One of Rogue Nation‘s more interesting contributions to the franchise is Rebecca Ferguson’s Ilsa Faust, a burnt spy-turned-infiltrator forced to play The Syndicate, the remains of the IMF, and British Intelligence. Ferguson’s ability to keep up with Cruise’s rictus grin gravitas is impressive, and you really buy her as a female counterpoint to Ethan Hunt. What’s really cool about Faust is that she isn’t a stock femme fatale type. Rather, her duplicity is a survival mechanism, a pronouncedly sympathetic means of staying alive in a game she’s forced to stay in by her sadistic British Intelligence handler. While there’s an obvious sexual heat between Faust and Hunt, their attraction is largely predicated around the fact that they’re both emotionally drained murder zombies in the same line of work. There’s a quiet tragedy in the fact that, although Faust is able to escape the blood-and-bullets prison of the spy game, Ethan knows he can’t follow her.
It’s fitting that Rogue Nation‘s weakest element is the same as its predecessors: fairly unremarkable bad guys.* While The Syndicate itself (and its original intent as a British Intelligence god-weapon) is ingeniously insidious and we get a fantastic end-of-movie knife fight with a guy nicknamed “The Bone Doctor,” Sean Harris’ main villain Solomon Lane is a pretty rote shadowy mastermind in the Steve Jobs turtleneck vein.
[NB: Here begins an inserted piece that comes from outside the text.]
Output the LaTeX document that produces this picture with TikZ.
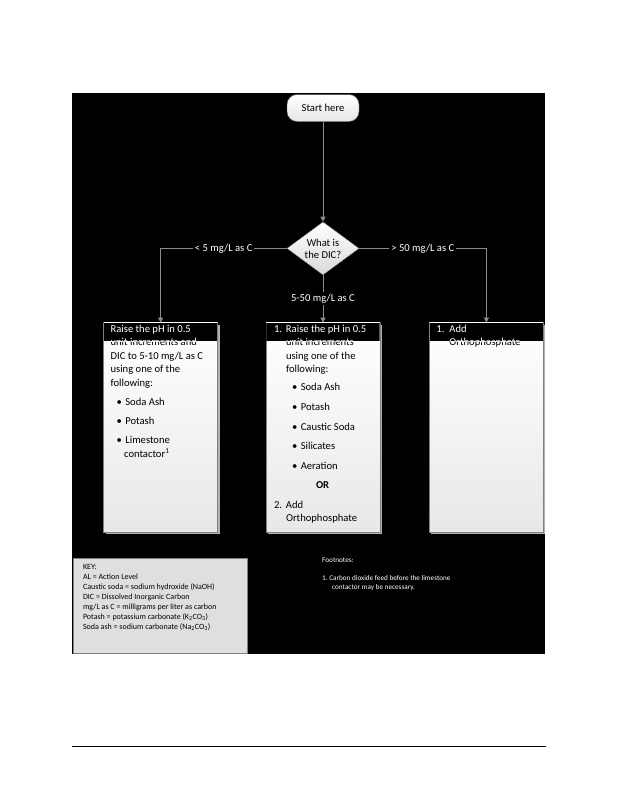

His motivations aren’t especially clear and, despite Harris’ signature rasp, he doesn’t inspire as much dread as you’d expect with as much set up he’s given.
Still, it’s heartening to see the Mission: Impossible series adapt and thrive in the ever-changing blockbuster landscape. In a summer of several merely “adequate” sequels, Rogue Nation is a remarkably precise razor blade spin kicked into our collective carotid arteries.
*=With the notable exception of and all due respect to the late, great Philip Seymour Hoffman’s scene-chewing arms dealer from MI3.
Mission: Impossible — Rogue Nation hits theaters this weekend.